Within two years of his arrival we had a successful fund raising campaign which raised $400,000 – about twice as much as any of us had thought possible. One of its features was our “Clean a Stone” campaign which we sold to our friends all over Toronto “for $5 you can pay to clean the dirt off one of those stones”. The renovations began immediately and were completed several years later, including the purchase of our tracker organ, when we sold our air rights to Sun Life and established the St. Andrew’s Heritage Trust which, as augmented by income from the Ely Estates, has been our financial lifeline ever since.  

We did more in Doug’s time than raise money. We decided to use some of our good fortune to help a number of agencies serving the needy in downtown Toronto and to pay a larger percentage of the requested allocation to Presbyterian Sharing.  We started some programs to promote congregational interaction including Catalyst magazine, the post-service Bide-a-wee coffee hour, the chancel guild, an After 5 club, a young peoples group, and Project Passport to help Vietnamese refugees. We also added significantly to our congregational membership. I skimmed through many issues of Catalyst Magazine of the period and I couldn’t help noticing the many photos of new members. Alas, quite a number of these are no longer worshiping with us. Membership retention is an issue we may want to discuss to-day. The statistics of that time show how important membership participation is to our survival:  In 1970 we had 254 families on our mailing list; in 1980 we had 270 families listed – not exactly impressive growth. However, financial participation increased significantly:  in 1970 only 125 families out of the 254 listed contributed financially. In 1980, 218 out of 270 were contributors.  

There is no doubt in my mind that without the actions taken in Doug Stewart’s time with us, St. Andrew’s would not be here to-day. 

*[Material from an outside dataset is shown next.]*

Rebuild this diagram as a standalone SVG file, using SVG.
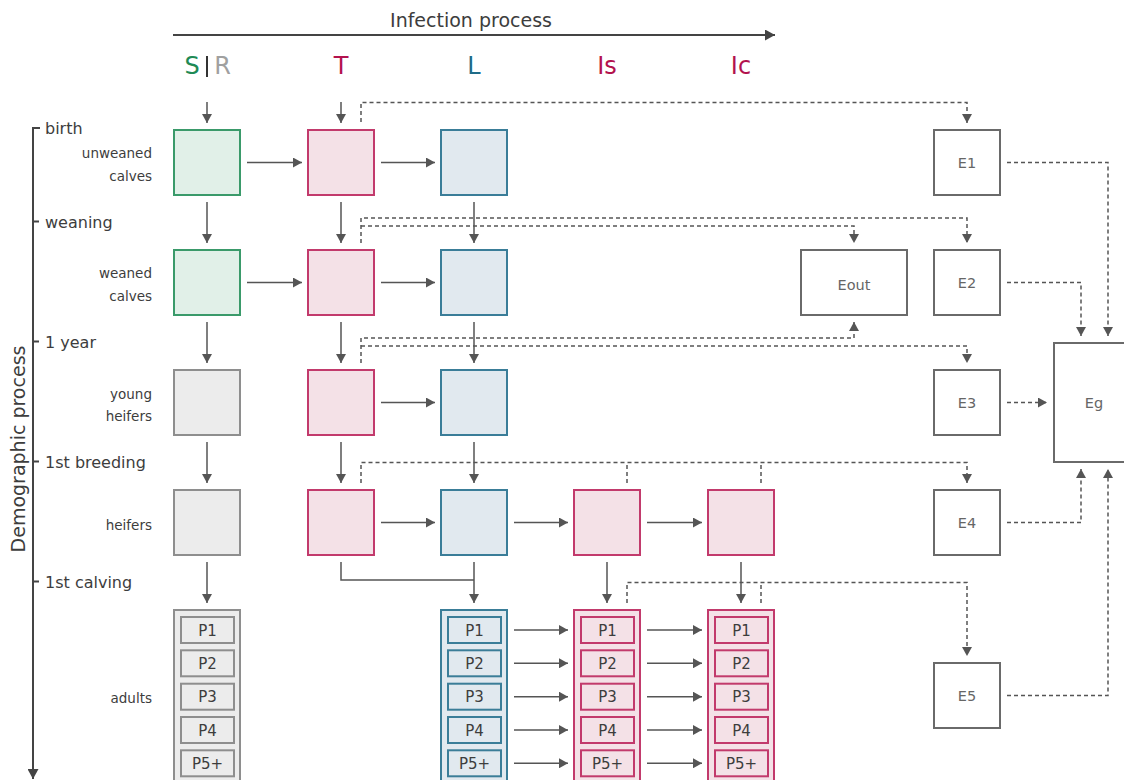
<svg xmlns="http://www.w3.org/2000/svg" width="1124" height="780" viewBox="0 0 1124 780">
  <defs>
    <marker id="arr" markerUnits="userSpaceOnUse" markerWidth="10" markerHeight="10" refX="9" refY="5" orient="auto">
      <path d="M0,0 L9,5 L0,10 z" fill="#555"/>
    </marker>
    <marker id="arrAxis" markerUnits="userSpaceOnUse" markerWidth="11" markerHeight="11" refX="10" refY="5.5" orient="auto">
      <path d="M0,0 L10,5.5 L0,11 z" fill="#444"/>
    </marker>
    <style>
      text { font-family: "DejaVu Sans", "Liberation Sans", sans-serif; fill: #3d3d3d; }
      .axis { stroke: #444; stroke-width: 2; fill: none; }
      .axisLbl { font-size: 19px; }
      .stage { font-size: 16px; }
      .row { font-size: 13.5px; text-anchor: end; }
      .hdr { font-size: 24px; text-anchor: middle; }
      .box { stroke-width: 2; }
      .sus { fill: #e1f0e8; stroke: #3a9a6a; }
      .inf { fill: #f4e1e7; stroke: #c23a6c; }
      .lat { fill: #e1e9ef; stroke: #3a7d98; }
      .res { fill: #ececec; stroke: #8e8e8e; }
      .env { fill: #ffffff; stroke: #6a6a6a; }
      .elbl { font-size: 14.5px; text-anchor: middle; fill: #666; }
      .plbl { font-size: 15px; text-anchor: middle; fill: #3d3d3d; }
      .flow { stroke: #555; stroke-width: 1.5; fill: none; marker-end: url(#arr); }
      .line { stroke: #555; stroke-width: 1.5; fill: none; }
      .dash { stroke: #555; stroke-width: 1.5; fill: none; stroke-dasharray: 4 3; }
      .dashArr { stroke: #555; stroke-width: 1.5; fill: none; stroke-dasharray: 4 3; marker-end: url(#arr); }
    </style>
  </defs>

  <!-- process axes -->
  <g id="axes">
    <path class="axis" d="M173,35 H775" marker-end="url(#arrAxis)"/>
    <text class="axisLbl" x="471" y="27" text-anchor="middle">Infection process</text>
    <path class="axis" d="M40,128 H33 V779" marker-end="url(#arrAxis)"/>
    <path class="axis" d="M33,221.5 H39 M33,341.5 H39 M33,461.5 H39 M33,581.5 H39"/>
    <text class="axisLbl" transform="translate(25,449) rotate(-90)" text-anchor="middle">Demographic process</text>
  </g>

  <!-- stage labels -->
  <g id="stages">
    <text class="stage" x="45" y="134">birth</text>
    <text class="stage" x="45" y="228">weaning</text>
    <text class="stage" x="45" y="348">1 year</text>
    <text class="stage" x="45" y="468">1st breeding</text>
    <text class="stage" x="45" y="588">1st calving</text>
    <text class="row" x="152" y="158">unweaned</text>
    <text class="row" x="152" y="181">calves</text>
    <text class="row" x="152" y="278">weaned</text>
    <text class="row" x="152" y="301">calves</text>
    <text class="row" x="152" y="399">young</text>
    <text class="row" x="152" y="421">heifers</text>
    <text class="row" x="152" y="530">heifers</text>
    <text class="row" x="152" y="703">adults</text>
  </g>

  <!-- compartment headers -->
  <g id="headers">
    <text class="hdr" x="192" y="74" style="fill:#1f8a55">S</text>
    <path d="M207,56 V77" stroke="#333" stroke-width="2"/>
    <text class="hdr" x="222.5" y="74" style="fill:#a0a0a0">R</text>
    <text class="hdr" x="341" y="74" style="fill:#b3124e">T</text>
    <text class="hdr" x="474" y="74" style="fill:#1e6b88">L</text>
    <text class="hdr" x="607" y="74" style="fill:#b3124e">Is</text>
    <text class="hdr" x="741" y="74" style="fill:#b3124e">Ic</text>
  </g>

  <!-- S|R column -->
  <g id="S1"><rect class="box sus" x="174" y="130" width="66" height="65"/></g>
  <g id="S2"><rect class="box sus" x="174" y="250" width="66" height="65"/></g>
  <g id="R3"><rect class="box res" x="174" y="370" width="66" height="65"/></g>
  <g id="R4"><rect class="box res" x="174" y="490" width="66" height="65"/></g>
  <g id="R5">
    <rect class="box res" x="174" y="610" width="66" height="180"/>
    <rect class="box res" x="181" y="617" width="53" height="26"/>
    <rect class="box res" x="181" y="650.3" width="53" height="26"/>
    <rect class="box res" x="181" y="683.7" width="53" height="26"/>
    <rect class="box res" x="181" y="717" width="53" height="26"/>
    <rect class="box res" x="181" y="750.3" width="53" height="26"/>
    <text class="plbl" x="207.5" y="635.5">P1</text>
    <text class="plbl" x="207.5" y="668.8">P2</text>
    <text class="plbl" x="207.5" y="702.2">P3</text>
    <text class="plbl" x="207.5" y="735.5">P4</text>
    <text class="plbl" x="207.5" y="768.8">P5+</text>
  </g>

  <!-- T column -->
  <g id="T1"><rect class="box inf" x="308" y="130" width="66" height="65"/></g>
  <g id="T2"><rect class="box inf" x="308" y="250" width="66" height="65"/></g>
  <g id="T3"><rect class="box inf" x="308" y="370" width="66" height="65"/></g>
  <g id="T4"><rect class="box inf" x="308" y="490" width="66" height="65"/></g>

  <!-- L column -->
  <g id="L1"><rect class="box lat" x="441" y="130" width="66" height="65"/></g>
  <g id="L2"><rect class="box lat" x="441" y="250" width="66" height="65"/></g>
  <g id="L3"><rect class="box lat" x="441" y="370" width="66" height="65"/></g>
  <g id="L4"><rect class="box lat" x="441" y="490" width="66" height="65"/></g>
  <g id="L5">
    <rect class="box lat" x="441" y="610" width="66" height="180"/>
    <rect class="box lat" x="448" y="617" width="53" height="26"/>
    <rect class="box lat" x="448" y="650.3" width="53" height="26"/>
    <rect class="box lat" x="448" y="683.7" width="53" height="26"/>
    <rect class="box lat" x="448" y="717" width="53" height="26"/>
    <rect class="box lat" x="448" y="750.3" width="53" height="26"/>
    <text class="plbl" x="474.5" y="635.5">P1</text>
    <text class="plbl" x="474.5" y="668.8">P2</text>
    <text class="plbl" x="474.5" y="702.2">P3</text>
    <text class="plbl" x="474.5" y="735.5">P4</text>
    <text class="plbl" x="474.5" y="768.8">P5+</text>
  </g>

  <!-- Is column -->
  <g id="Is4"><rect class="box inf" x="574" y="490" width="66" height="65"/></g>
  <g id="Is5">
    <rect class="box inf" x="574" y="610" width="66" height="180"/>
    <rect class="box inf" x="581" y="617" width="53" height="26"/>
    <rect class="box inf" x="581" y="650.3" width="53" height="26"/>
    <rect class="box inf" x="581" y="683.7" width="53" height="26"/>
    <rect class="box inf" x="581" y="717" width="53" height="26"/>
    <rect class="box inf" x="581" y="750.3" width="53" height="26"/>
    <text class="plbl" x="607.5" y="635.5">P1</text>
    <text class="plbl" x="607.5" y="668.8">P2</text>
    <text class="plbl" x="607.5" y="702.2">P3</text>
    <text class="plbl" x="607.5" y="735.5">P4</text>
    <text class="plbl" x="607.5" y="768.8">P5+</text>
  </g>

  <!-- Ic column -->
  <g id="Ic4"><rect class="box inf" x="708" y="490" width="66" height="65"/></g>
  <g id="Ic5">
    <rect class="box inf" x="708" y="610" width="66" height="180"/>
    <rect class="box inf" x="715" y="617" width="53" height="26"/>
    <rect class="box inf" x="715" y="650.3" width="53" height="26"/>
    <rect class="box inf" x="715" y="683.7" width="53" height="26"/>
    <rect class="box inf" x="715" y="717" width="53" height="26"/>
    <rect class="box inf" x="715" y="750.3" width="53" height="26"/>
    <text class="plbl" x="741.5" y="635.5">P1</text>
    <text class="plbl" x="741.5" y="668.8">P2</text>
    <text class="plbl" x="741.5" y="702.2">P3</text>
    <text class="plbl" x="741.5" y="735.5">P4</text>
    <text class="plbl" x="741.5" y="768.8">P5+</text>
  </g>

  <!-- environment compartments -->
  <g id="E1"><rect class="box env" x="934" y="130" width="66" height="65"/><text class="elbl" x="967" y="168">E1</text></g>
  <g id="E2"><rect class="box env" x="934" y="250" width="66" height="65"/><text class="elbl" x="967" y="288">E2</text></g>
  <g id="E3"><rect class="box env" x="934" y="370" width="66" height="65"/><text class="elbl" x="967" y="408">E3</text></g>
  <g id="E4"><rect class="box env" x="934" y="490" width="66" height="65"/><text class="elbl" x="967" y="528">E4</text></g>
  <g id="E5"><rect class="box env" x="934" y="663" width="66" height="65"/><text class="elbl" x="967" y="701">E5</text></g>
  <g id="Eout"><rect class="box env" x="801" y="250" width="106" height="65"/><text class="elbl" x="854" y="290">Eout</text></g>
  <g id="Eg"><rect class="box env" x="1054" y="343" width="80" height="119"/><text class="elbl" x="1094" y="408">Eg</text></g>

  <!-- connectors -->
  <g id="connectors">
    <!-- entries at birth -->
    <path class="flow" d="M207,102 V123"/>
    <path class="flow" d="M341,102 V123"/>

    <!-- ageing (vertical) -->
    <path class="flow" d="M207,202 V243"/>
    <path class="flow" d="M207,322 V363"/>
    <path class="flow" d="M207,442 V483"/>
    <path class="flow" d="M207,562 V603"/>
    <path class="flow" d="M341,202 V243"/>
    <path class="flow" d="M341,322 V363"/>
    <path class="flow" d="M341,442 V483"/>
    <path class="line" d="M341,562 V580 H474"/>
    <path class="flow" d="M474,202 V243"/>
    <path class="flow" d="M474,322 V363"/>
    <path class="flow" d="M474,442 V483"/>
    <path class="flow" d="M474,562 V603"/>
    <path class="flow" d="M607,562 V603"/>
    <path class="flow" d="M741,562 V603"/>

    <!-- infection (horizontal) -->
    <path class="flow" d="M247,162.5 H302"/>
    <path class="flow" d="M381,162.5 H435"/>
    <path class="flow" d="M247,282.5 H302"/>
    <path class="flow" d="M381,282.5 H435"/>
    <path class="flow" d="M381,402.5 H435"/>
    <path class="flow" d="M381,522.5 H435"/>
    <path class="flow" d="M514,522.5 H568"/>
    <path class="flow" d="M647,522.5 H702"/>
    <path class="flow" d="M514,630 H568"/>
    <path class="flow" d="M514,663.3 H568"/>
    <path class="flow" d="M514,696.7 H568"/>
    <path class="flow" d="M514,730 H568"/>
    <path class="flow" d="M514,763.3 H568"/>
    <path class="flow" d="M647,630 H702"/>
    <path class="flow" d="M647,663.3 H702"/>
    <path class="flow" d="M647,696.7 H702"/>
    <path class="flow" d="M647,730 H702"/>
    <path class="flow" d="M647,763.3 H702"/>

    <!-- shedding into the environment -->
    <path class="dashArr" d="M361,122 V102.5 H967 V123"/>
    <path class="dashArr" d="M361,243 V218 H967 V243"/>
    <path class="dashArr" d="M361,226 H854 V243"/>
    <path class="dashArr" d="M361,363 V338 H854 V322"/>
    <path class="dashArr" d="M361,346 H967 V363"/>
    <path class="dashArr" d="M361,483 V462.5 H967 V483"/>
    <path class="dash" d="M627,483 V462.5"/>
    <path class="dash" d="M761,483 V462.5"/>
    <path class="dashArr" d="M627,603 V582.5 H967 V656"/>
    <path class="dash" d="M761,603 V582.5"/>

    <!-- environment to global environment -->
    <path class="dashArr" d="M1007,162.5 H1108 V336"/>
    <path class="dashArr" d="M1007,282.5 H1081 V336"/>
    <path class="dashArr" d="M1007,402.5 H1047"/>
    <path class="dashArr" d="M1007,522.5 H1081 V469"/>
    <path class="dashArr" d="M1007,695.5 H1108 V469"/>
  </g>
</svg>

Jim Evans succeeded Doug Stewart as our minister but ill health forced his resignation a short 6 years later. But it was during his time that the old St. Andrew’s Institute building and the caretaker’s house were demolished to be replaced by the St. Andrew’s Centre, and the old Manse was renovated –altogether a $2,000,000 project at a cost to us of about $250,000. The Ralph King Room under the sanctuary was opened to provide meeting space while the construction work was going on. This space now houses the 48th Highlanders Museum.  

This brings us to the 1990’s and the arrival of Cameron Brett. It was soon after he joined us that we debated and worked out our strategic vision  “the people of St. Andrew’s are called by God to serve in faith, hope and love in the core of Toronto” and an action plan to implement it. Next came the Out-of-the-Cold program, Thursday Communion, the Boarding Homes Ministry, Bible Study groups, SAGA, Alcoholics Anonymous meetings, fall, Advent and Lenten lectures, even a web site and, yes, another successful fundraising campaign.  

The congregation has been renewed – almost 50% of our present congregation has joined since Cameron’s arrival. And the cultural mix has changed; we’re no longer a people primarily of Scottish ancestry. Look around when you are next in church – not all the faces are white, and several have names I can’t pronounce. 

In evaluating all this activity we need to pay attention to some words from the message written by Cameron in one of the recent annual reports: 

“If you want the real pulse of the community of faith and a true sign of the life and vitality of St. Andrew’s you have to look beyond the printed reports. Men and women gathering for worship, praying with and for one another …caring for one another, serving one another and the wider community ….. that’s the flesh and blood of this congregation. Statistics are important but it’s the story that counts, God’s story, this Church’s story … a story that is full of hope…love … renewal. Daily it touches more people than we can know. The numbers only begin to hint at it”.